An ECDSA signature encodes the $(r,s)$ integers each in $[1,n)$, where $n$ is the order of the (sub)group generator. For a standard 256-bit prime curve one standard byte form for such signature is 64-byte, formed of the two components encoded big-endian over 32 bytes and concatenated. There are at least two other common ASN.1 formats: one re-encoding the previous form as a BITSTRING, another encoding $r$ and $s$ as a SEQUENCE of two INTEGERs.
Given a (message, signature) pair $(M,(r,s))$, the public key recovery operation allows to find one (of at least two) public keys $Q$ such that $M$ and $(r,s)$ pass verification against $Q$:
- Compute the hash $H$ of $M$ and convert it to an integer $e$ as in steps 2 and 3 of the signing operation.
- For each point $R$ of the curve which X coordinate $x_R$ is such that $r=\overline{x_R}\bmod n$ (where $\overline{x_R}$ is an integer representation of $x_R$, or just $x_R$ for prime curves)
- compute candidate public key $Q=r^{-1}(s\;\!R-e;\!G)$ and somewhat validate it.
When $R$ is a candidate point, so is $-R$ sharing the same X coordinate $x_R$, leading to a different $Q$. Another reason for possibly multiple $Q$ is that there can be up to $h+1$ candidates $\overline{x_R}$ with $r=\overline{x_R}\bmod n$, and among these conceivably several which are the X coordinate of a curve point (where the multiplicity $h$ is the ratio of the curve size to the order of the generator, with $h=1$ for standard prime curves, $h\in\{2,4\}$ for standard binary curves).
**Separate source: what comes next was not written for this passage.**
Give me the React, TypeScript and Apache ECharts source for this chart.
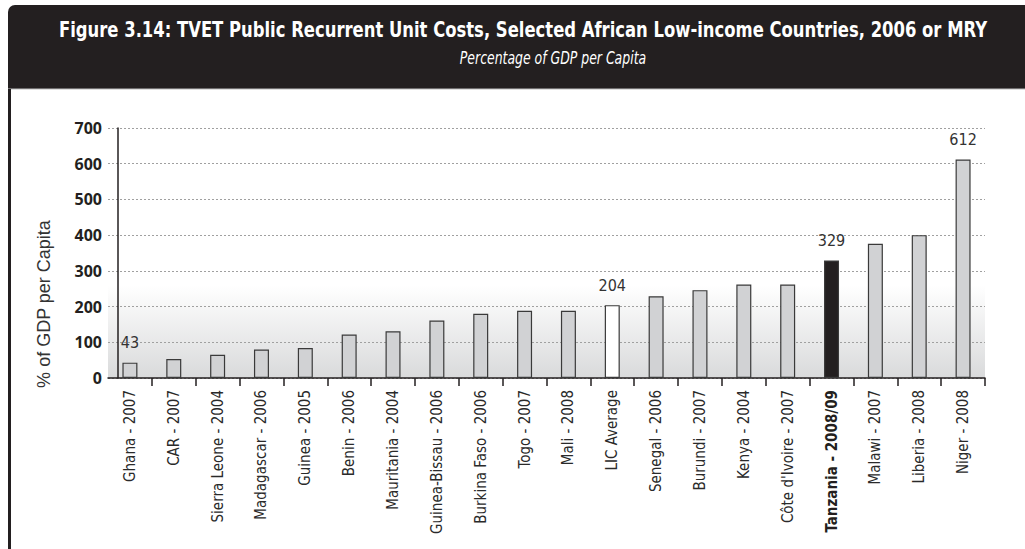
import React, { useEffect, useRef } from "react";
import * as echarts from "echarts";

const categories = [
  "Ghana - 2007",
  "CAR - 2007",
  "Sierra Leone - 2004",
  "Madagascar - 2006",
  "Guinea - 2005",
  "Benin - 2006",
  "Mauritania - 2004",
  "Guinea-Bissau - 2006",
  "Burkina Faso - 2006",
  "Togo - 2007",
  "Mali - 2008",
  "LIC Average",
  "Senegal - 2006",
  "Burundi - 2007",
  "Kenya - 2004",
  "Côte d'Ivoire - 2007",
  "Tanzania - 2008/09",
  "Malawi - 2007",
  "Liberia - 2008",
  "Niger - 2008",
];

const values = [43, 53, 65, 80, 84, 122, 131, 161, 180, 188, 188, 204, 229, 246, 262, 262, 329, 376, 400, 612];

const labelledCategories = ["Ghana - 2007", "LIC Average", "Tanzania - 2008/09", "Niger - 2008"];
const averageCategory = "LIC Average";
const highlightCategory = "Tanzania - 2008/09";

const yTicks = [0, 100, 200, 300, 400, 500, 600, 700];

const title = "Figure 3.14: TVET Public Recurrent Unit Costs, Selected African Low-income Countries, 2006 or MRY";
const subtitle = "Percentage of GDP per Capita";
const yAxisTitle = "% of GDP per Capita";

const NARROW = "'DejaVu Sans Condensed', 'Open Sans', sans-serif";

export default function App() {
  const ref = useRef<HTMLDivElement>(null);

  useEffect(() => {
    if (!ref.current) return;
    const chart = echarts.init(ref.current, undefined, { renderer: "svg" });

    const data = categories.map((c, i) => {
      let color = "#d1d2d4";
      if (c === averageCategory) color = "#ffffff";
      if (c === highlightCategory) color = "#231f20";
      return {
        value: values[i],
        itemStyle: { color, borderColor: "#3a3a3a", borderWidth: 1.2 },
        label: { show: labelledCategories.includes(c) },
      };
    });

    chart.setOption({
      animation: false,
      backgroundColor: "#ffffff",
      graphic: [
        {
          type: "rect",
          shape: { x: 8, y: 5, width: 1030, height: 84, r: [7, 0, 0, 0] },
          style: { fill: "#231f20" },
          z: 0,
        },
        {
          type: "line",
          shape: { x1: 8, y1: 89, x2: 1025, y2: 89 },
          style: { stroke: "#bdbdbd", lineWidth: 1 },
        },
        {
          type: "rect",
          shape: { x: 8, y: 89, width: 3, height: 470 },
          style: { fill: "#231f20" },
        },
        {
          type: "text",
          x: 523,
          y: 29,
          scaleX: 0.83,
          style: {
            text: title,
            fill: "#ffffff",
            font: `bold 22px ${NARROW}`,
            textAlign: "center",
            textVerticalAlign: "middle",
          },
        },
        {
          type: "text",
          x: 553,
          y: 58,
          scaleX: 0.77,
          style: {
            text: subtitle,
            fill: "#ffffff",
            font: `oblique 18px ${NARROW}`,
            textAlign: "center",
            textVerticalAlign: "middle",
          },
        },
        {
          type: "text",
          x: 44,
          y: 304,
          rotation: Math.PI / 2,
          style: {
            text: yAxisTitle,
            fill: "#333333",
            font: "18px 'Liberation Sans', Arial, sans-serif",
            textAlign: "center",
            textVerticalAlign: "middle",
          },
        },
      ],
      grid: {
        left: 108,
        right: 40,
        top: 128,
        bottom: 171,
        show: true,
        borderWidth: 0,
        backgroundColor: new echarts.graphic.LinearGradient(0, 0, 0, 1, [
          { offset: 0, color: "#ffffff" },
          { offset: 0.63, color: "#ffffff" },
          { offset: 1, color: "#d9dadb" },
        ]),
      },
      xAxis: {
        type: "category",
        data: categories,
        axisLine: { lineStyle: { color: "#231f20", width: 1.5 } },
        axisTick: {
          show: true,
          length: 8,
          lineStyle: { color: "#231f20", width: 1.5 },
          interval: (index: number) => index !== 0,
        },
        axisLabel: {
          rotate: 90,
          interval: 0,
          margin: 12,
          fontSize: 15,
          fontFamily: NARROW,
          color: "#2a2a2a",
          formatter: (v: string) => (v === highlightCategory ? `{b|${v}}` : v),
          rich: {
            b: { fontWeight: "bold", fontSize: 15, fontFamily: NARROW, color: "#231f20" },
          },
        },
      },
      yAxis: {
        type: "value",
        min: yTicks[0],
        max: yTicks[yTicks.length - 1],
        interval: 100,
        offset: -10,
        axisLine: { show: true, lineStyle: { color: "#231f20", width: 1.5 } },
        axisTick: { show: false },
        axisLabel: {
          margin: 16,
          fontSize: 16,
          fontWeight: "bold",
          fontFamily: "'Open Sans', sans-serif",
          color: "#231f20",
        },
        splitLine: { lineStyle: { color: "#a0a0a0", type: [2, 2], width: 1 } },
      },
      series: [
        {
          type: "bar",
          data,
          barWidth: 15,
          label: {
            position: "top",
            distance: 12,
            fontSize: 16,
            fontFamily: NARROW,
            color: "#333333",
          },
        },
      ],
    });

    return () => chart.dispose();
  }, []);

  return (
    <div
      ref={ref}
      style={{ position: "fixed", left: 0, top: 0, width: 1025, height: 549 }}
    />
  );
}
For standard prime curves over the field $\mathbb F_p$, the primary candidate is $x_R=r$, and there could be the other $x_R=r+n$ only for curves with $n<p$ (e.g. secp256k1 but not secp224k1) and then only if $r$ lie in $[1,p-n)$ which is extremely rare for random $r\in[1,n)$ due to Hasse's theorem, and then only if $x_R=r+n$ corresponds to some valid point (I see no reason why that later condition would not be with probability about 50%).
Thus absent a mean to weed out invalid candidates, standard public key recovery operation can't recover the intended public key with certainty. It's ambiguous. We want to fix that.
In principle, in order to define a format for ECDSA signature allowing unambiguous public key recovery, we need to add:
- One bit to disambiguate between $R$ and $-R$, e.g. to tell if the first byte of the compressed representation of point $R$ is
02or03(the parity of $y_R$ for prime curves). Another option is to require the signer to use $R$ making that byte02. That's sometime done and enforced in order to avoid the issue that from a valid ECDSA signature of a message, it's easy to build one (single) other signature for the same message. - Extra data to reduce to a single $x_R$ for a given $r$. That could be the integer $j$ in $[0,h]$ with $\overline{x_R}=r+j\;\!n$. For prime curves that reduces to one bit, with the value $0$ in practical cases (so much that the other case could be ignored, or that it could be a requirement that $x_R<n$ when making the signature).
Questions:
- What are standard or common uses for ECDSA signature modified for unambiguous key recovery? What augmented signature format or other technique do they use?
- For some standard prime curve with $n<p$ like secp256k1, how hard would it be to build a valid (private key, message, signature) triplet $(d, M, (r,s))$ where the "extra data" is needed, that is with the ephemeral point's X coordinate $r+n$ rather than $n$ as usual?
Update: I'm told that Ethereum uses unambiguous public key recovery, for the curve secp256k1, thanks to a recovery identifier aka recID noted $v$, and formatting $(r,s,v)$ as a 65-byte bytestring with the last byte for $v$. I see conflicting information on the value of that byte, and the treatment of $x_R\ge n$: (311) in this states that $v$ can be in range $[0,3]$, but dismisses signature with $x_R\ge n$ as invalid thus reduce to $v\in\{0,1\}$ equal to the parity of $y_R$. That other source mentions adding the constant 0x1B=27, with values assigned for $x_R\ge n$ (by adding 2) and recovered public key in compressed format (by adding 4), and then more.